Un matin, Joey Starr est sorti comme un diablotin de mon radio-réveil pour me parler de sa Benz. En arrivant au collège ce jour-là, je n’avais pas du tout envie de winer comme le suggérait sa chanson mais plutôt d’aller casser des dents.

Depuis, j’ai su pardonner à Joey, mais surtout, j’ai appris ma leçon : ne plus laisser n’importe qui me sortir du sommeil. En ce moment, je réserve cet honneur aux Californiens The Morning Benders, retenant en otage leur majestueux album Big Echo dans ma chaîne hi-fi depuis le mois de mai. C’est leur premier disque sur le label Rough Trade, ils avaient déjà sorti Talking Through Tin Cans en 2008 mais on ne pouvait pas encore imaginer qu’un jour, ils écriraient en toute innocence des titres comme Excuses, Promises ou Sitches, capables de nous faire pleurer en même temps qu’afficher le même sourire niais que Hello Sunshine des Beatles.

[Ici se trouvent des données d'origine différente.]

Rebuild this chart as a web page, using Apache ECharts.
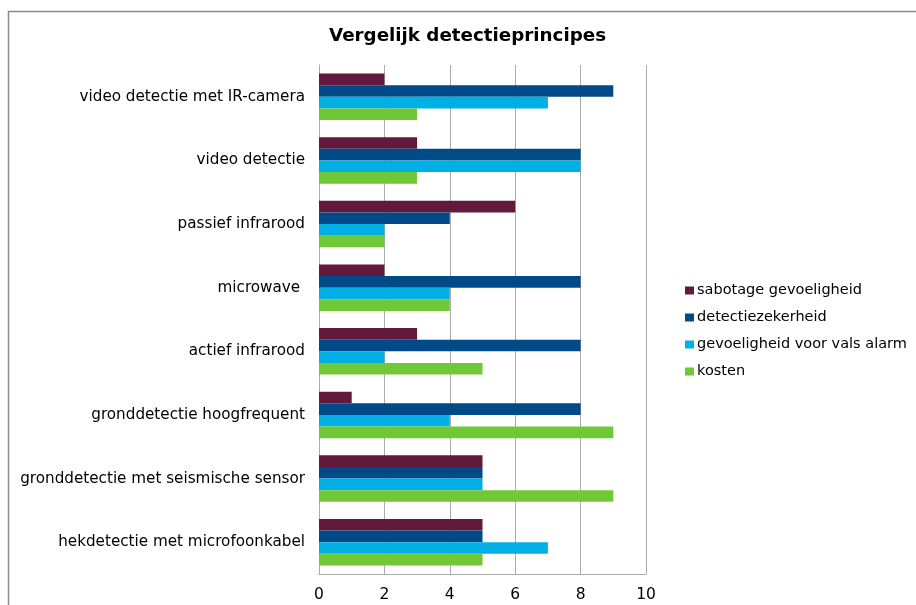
<!DOCTYPE html>
<html>
<head>
<meta charset="utf-8">
<script src="https://cdn.jsdelivr.net/npm/echarts@6/dist/echarts.min.js"></script>
<style>html,body{margin:0;padding:0;background:#fff;}#chart{width:916px;height:605px;}</style>
</head>
<body>
<div id="chart"></div>
<script>
const categories = [
  "hekdetectie met microfoonkabel",
  "gronddetectie met seismische sensor",
  "gronddetectie hoogfrequent",
  "actief infrarood",
  "microwave ",
  "passief infrarood",
  "video detectie",
  "video detectie met IR-camera"
];
const sabotage = [5, 5, 1, 3, 2, 6, 3, 2];
const detectiezekerheid = [5, 5, 8, 8, 8, 4, 8, 9];
const valsAlarm = [7, 5, 4, 2, 4, 2, 8, 7];
const kosten = [5, 9, 9, 5, 4, 2, 3, 3];
const xTicks = [0, 2, 4, 6, 8, 10];

const font = "DejaVu Sans";
const chart = echarts.init(document.getElementById('chart'), null, {renderer: 'canvas'});
const mk = (name, data, color) => ({
  name, type: 'bar', data, barGap: '0%', barCategoryGap: '27%',
  itemStyle: {color}, emphasis: {disabled: true}
});
chart.setOption({
  animation: false,
  backgroundColor: '#fff',
  title: {
    text: 'Vergelijk detectieprincipes', left: 324, top: 22,
    textStyle: {fontFamily: font, fontSize: 18.3, fontWeight: 'bold', color: '#000'}
  },
  graphic: [{
    type: 'rect', shape: {x: 8.5, y: 11.5, width: 1000, height: 1000},
    style: {fill: null, stroke: '#8c8c8c', lineWidth: 1.5}, silent: true
  }],
  legend: {
    orient: 'vertical', left: 680, top: 278, itemWidth: 9, itemHeight: 8, itemGap: 12,
    icon: 'rect',
    data: ['sabotage gevoeligheid', 'detectiezekerheid', 'gevoeligheid voor vals alarm', 'kosten'],
    textStyle: {fontFamily: font, fontSize: 14.5, color: '#000', padding: [0, 0, 0, -2]}
  },
  grid: {left: 319, right: 270, top: 65, bottom: 31, containLabel: false},
  xAxis: {
    type: 'value', min: xTicks[0], max: xTicks[xTicks.length - 1], interval: 2,
    axisLine: {show: true, lineStyle: {color: '#ababab'}},
    axisTick: {show: false},
    splitLine: {show: true, lineStyle: {color: '#ababab'}},
    axisLabel: {fontFamily: font, fontSize: 15.5, color: '#000', margin: 13}
  },
  yAxis: {
    type: 'category', data: categories,
    axisLine: {show: true, lineStyle: {color: '#ababab'}},
    axisTick: {show: false},
    axisLabel: {fontFamily: font, fontSize: 15.2, color: '#000', margin: 14}
  },
  series: [
    mk('sabotage gevoeligheid', sabotage, '#62193d'),
    mk('detectiezekerheid', detectiezekerheid, '#004b87'),
    mk('gevoeligheid voor vals alarm', valsAlarm, '#00b0e4'),
    mk('kosten', kosten, '#71c837')
  ]
});
</script>
</body>
</html>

En les découvrant, vous aussi chercherez ensuite pendant des heures sur le web un vol aller sans retour pour San Francisco. d’où ils sont originaires. A moins que vous n’ayez plutôt envie de secouer ces étudiants de Berkeley qui persistent à mettre la mer sur une pochette de disque. Pourtant, passer à côté de Big Echo serait comme refuser de manger du melon sous prétexte que tous les étés, il en arrive par caisses entières. Certes, parmi les groupes indés qui s’émeuvent encore des vagues, beaucoup sentent la marée. Mais cette année encore, il y a eu une belle récolte (Surfer Blood, Best Coast, Washed Out, Wavves). Dans le cas de The Morning Benders, ils apportent leur grain de sel à une pop californienne qui ne devrait jamais cesser de rendre hommage aux harmonies vocales des immortels Beach Boys. Le chanteur Christopher Chu nous offre de vraies vacances en bannissant l’autotune qui a fait trop d’heures sup cette année, mais aussi tous les effets qui emmitouflent chaque filet de voix sur les titres de chill wave. Produit en partie par Chris Taylor de Grizzly Bear, Big Echo voit ses mélodies sublimées par des arrangements instrumentaux exigeants pour satisfaire leur obsession pour la pop des 60s. Cela faisait longtemps qu’on n’avait pas entendu autant de cordes grandiloquentes sans avoir envie de s’y pendre. Les Morning Benders en formule réduite et acoustique, c’est aussi très convainquant : la preuve sur le web avec une compilation de reprises intitulée The Bedroom Covers où Roy Orbison, Fleetwood Mac, Randy Newman et les Cardigans sont repris avec humilité, d’une voix fragile mais que les fausses notes ne viennent jamais narguer. L’envie d’arroser d’essence les plaids en mohair autour de leur feu camp ne devrait même pas vous traverser l’esprit.

Lors de leur concert au Nouveau Casino début juillet, The Morning Benders ont donc joué tous ces titres en formes de montagnes russes émotionnelles qui m’accompagnent depuis tous les matins, quand je me réveille dans mon appartement loin du bord de mer. Cette confrontation directe m’a révélé leur personnalité de bisounours, ils n’ont pas cessé de répéter à quel point le public était beau et demandé de faire l’écho de leurs hou hou. C’était juste, émouvant, pas du tout rock’n’roll. Et d’un coup j’ai eu la dérangeante impression d’être surprise en pyjama au milieu d’une salle comble.